We do a better job the next day at Suzhou.  Chances are, if you’ve never been to China, you’ve never heard of Suzhou, the “Venice of the East,” as some guy who’s been dead for a long, long, long time, once called it.  It certainly is gorgeous.  One and two-story white walled buildings with black tiled roofs cover an area of four or five acres.  Wide, stone-lined canals run along the sides and cut through the village at irregular intervals.  Stone bridges—some arched, some not—add to the scene, as do wood-trimmed tea houses lining the banks of the canal, and, on the weekend we were there anyways, couples in circa 1920s vintage Chinese clothing getting their pictures taken by professional photographers.  The stone streets themselves are the cleanest I’ve ever seen, looking like they’ve just been swept.  And everything’s all the more beautiful because the trees are just starting to bloom in Suzhou, giving everything a dusting of bright, almost fluorescent, green. 

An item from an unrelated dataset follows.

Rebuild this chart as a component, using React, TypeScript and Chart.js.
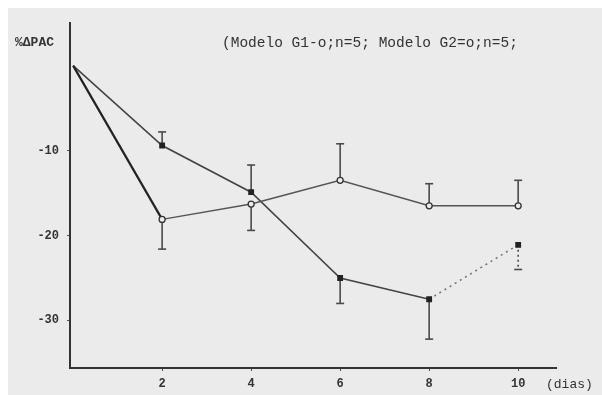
import React, { useEffect, useRef } from "react";
import { Chart, registerables } from "chart.js";

Chart.register(...registerables);

const days = [0, 2, 4, 6, 8, 10];
const g1Values = [0, -18.1, -16.3, -13.5, -16.5, -16.5];
const g1ErrEnd = [null, -21.6, -19.4, -9.2, -13.9, -13.5];
const g2Values = [0, -9.4, -14.9, -25.0, -27.5, -21.1];
const g2ErrEnd = [null, -7.8, -11.7, -28.0, -32.2, -24.0];
const yTicks = [-30, -20, -10];
const xTicks = [2, 4, 6, 8, 10];
const yTitle = "%ΔPAC";
const legendText = "(Modelo G1-o;n=5; Modelo G2=o;n=5;";
const xTitle = "(dias)";

const errorBars = {
  id: "errorBars",
  beforeDatasetsDraw(chart: any) {
    const ctx = chart.ctx;
    const yScale = chart.scales.y;
    chart.data.datasets.forEach((ds: any, i: number) => {
      const meta = chart.getDatasetMeta(i);
      const ends = ds.errEnd as (number | null)[];
      ends.forEach((e, j) => {
        if (e === null || e === undefined) return;
        const pt = meta.data[j];
        const x = pt.x;
        const y0 = pt.y;
        const y1 = yScale.getPixelForValue(e);
        ctx.save();
        ctx.strokeStyle = "#4a4a4a";
        ctx.lineWidth = 1.6;
        if (ds.dashedErr && ds.dashedErr.includes(j)) ctx.setLineDash([2, 3]);
        ctx.beginPath();
        ctx.moveTo(x, y0);
        ctx.lineTo(x, y1);
        ctx.stroke();
        ctx.setLineDash([]);
        ctx.beginPath();
        ctx.moveTo(x - 4, y1);
        ctx.lineTo(x + 4, y1);
        ctx.stroke();
        ctx.restore();
      });
    });
  },
};

export default function App() {
  const ref = useRef<HTMLCanvasElement>(null);
  useEffect(() => {
    if (!ref.current) return;
    const chart = new Chart(ref.current, {
      type: "line",
      data: {
        datasets: [
          {
            label: "G1",
            data: days.map((d, i) => ({ x: d, y: g1Values[i] })),
            errEnd: g1ErrEnd,
            borderColor: "#444",
            borderWidth: 1.5,
            pointRadius: [0, 3, 3, 3, 3, 3],
            pointBackgroundColor: "#ebebeb",
            pointBorderColor: "#333",
            pointBorderWidth: 1.3,
            segment: {
              borderColor: (c: any) => (c.p0DataIndex === 0 ? "#222" : "#555"),
              borderWidth: (c: any) => (c.p0DataIndex === 0 ? 2.2 : 1.5),
            },
          } as any,
          {
            label: "G2",
            data: days.map((d, i) => ({ x: d, y: g2Values[i] })),
            errEnd: g2ErrEnd,
            dashedErr: [5],
            borderColor: "#444",
            borderWidth: 1.6,
            pointRadius: [0, 3, 3, 3, 3, 3],
            pointStyle: "rect",
            pointBackgroundColor: "#222",
            pointBorderColor: "#222",
            segment: {
              borderDash: (c: any) => (c.p0DataIndex === 4 ? [2, 4] : undefined),
              borderColor: (c: any) => (c.p0DataIndex === 4 ? "#777" : "#444"),
            },
          } as any,
        ],
      },
      options: {
        animation: false,
        responsive: false,
        layout: { padding: { top: 12, right: 46, left: 0, bottom: 0 } },
        plugins: { legend: { display: false }, tooltip: { enabled: false } },
        scales: {
          x: {
            type: "linear",
            min: -0.07,
            max: 10.85,
            afterFit: (s: any) => {
              s.height = 27;
            },
            afterBuildTicks: (s: any) => {
              s.ticks = xTicks.map((v) => ({ value: v }));
            },
            grid: { drawOnChartArea: false, drawTicks: true, tickLength: 3, color: "#555" },
            border: { display: true, color: "#333", width: 2 },
            ticks: {
              padding: 6,
              color: "#333",
              font: { family: "Liberation Mono", size: 12, weight: "bold" },
              callback: (v: any) => String(v),
            },
          },
          y: {
            type: "linear",
            min: -35.6,
            max: 5.0,
            afterFit: (s: any) => {
              s.width = 62;
            },
            afterBuildTicks: (s: any) => {
              s.ticks = yTicks.map((v) => ({ value: v }));
            },
            grid: { drawOnChartArea: false, drawTicks: true, tickLength: 3, color: "#555" },
            border: { display: true, color: "#333", width: 2 },
            ticks: {
              padding: 8,
              color: "#333",
              font: { family: "Liberation Mono", size: 12, weight: "bold" },
              callback: (v: any) => String(v),
            },
          },
        },
      } as any,
      plugins: [errorBars],
    });
    return () => chart.destroy();
  }, []);

  const txt: React.CSSProperties = {
    position: "absolute",
    fontFamily: "Liberation Mono, monospace",
    color: "#333",
    whiteSpace: "nowrap",
    lineHeight: 1,
  };

  return (
    <div
      style={{
        position: "fixed",
        left: 8,
        top: 8,
        width: 594,
        height: 387,
        background: "#ebebeb",
        overflow: "hidden",
      }}
    >
      <canvas ref={ref} width={594} height={387} style={{ display: "block" }} />
      <span style={{ ...txt, left: 7, top: 28, fontSize: 13, fontWeight: "bold" }}>{yTitle}</span>
      <span style={{ ...txt, left: 214, top: 28, fontSize: 14.5 }}>{legendText}</span>
      <span style={{ ...txt, left: 538, top: 370, fontSize: 13 }}>{xTitle}</span>
    </div>
  );
}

Will and Lucy are dazzled.

“This is the best place we’ve ever been,” Lucy says.  “I promise I’ll never be naughty again!”

Will nods.  “I’m—“ and he stops, searching for a word.

“Charmed?” I suggest. 

He grins.  “Yes.  Charmed.  Of course.  Just the word I was looking for.  Thanks ever so much, father dear.”

At which point Jamie chimes in with “I’m not pooing!” so we hustle him off to a public toilet. 

Okay, so not really (except for the poo part), but Will and Lucy are much better in Suzhou, mainly because they’re with Jacob and Sydney, friends they’d made while we were traveling through Vietnam back in December.  Doron, Jacob’s and Sydney’s father, says that the key to traveling with kids is to always have friends available, be it another family you’re traveling with, folks you meet along the way, or some local kid you pay five dollars to play badminton with your son while you take a nap.

And it’s true that that during the two evenings and one day we spend with our friends, Will and Lucy are pretty much perfect.  Sure, they still run.  Sure, they still holler.  But somehow, when they’re with two other kids, it’s not so frenzied, so insular, so like a pair of bees in a coffee can going after each other out of sheer frustration.  We spend much of our time in Suzhou at the Humble Administrator’s Garden—easily an equal to Yuyuan in terms of beauty—and Will and Lucy and Jacob and Sydney spend much of that time chasing each other through rock formations, teasing the opposite sex, and poking each other with sharp sticks—but somehow, it all works. 

Late in the afternoon, Hilary either volunteers or allows herself to be talked into taking all four of the older kids back to their flat for ice cream and bike riding and other all-American (despite their Canadian passports) flag-waving type amusements.  Meanwhile, Doron takes me, Ellen, and Jamie on a further wander, ending in a late afternoon tea along the river accompanied by sun-dried sea-salt plums and an assortment of other tasty, raisin-ish fruits. 

We have trouble getting a taxi back to the flat, but eventually we arrive to find that Lucy apparently forgot how to ride a bike and Will bumped his head against some monkey bars and spent part of the afternoon crying.  But then we head out to dinner at a Korean restaurant for barbeque and kimchi pancakes, and suddenly everything is right in the world again.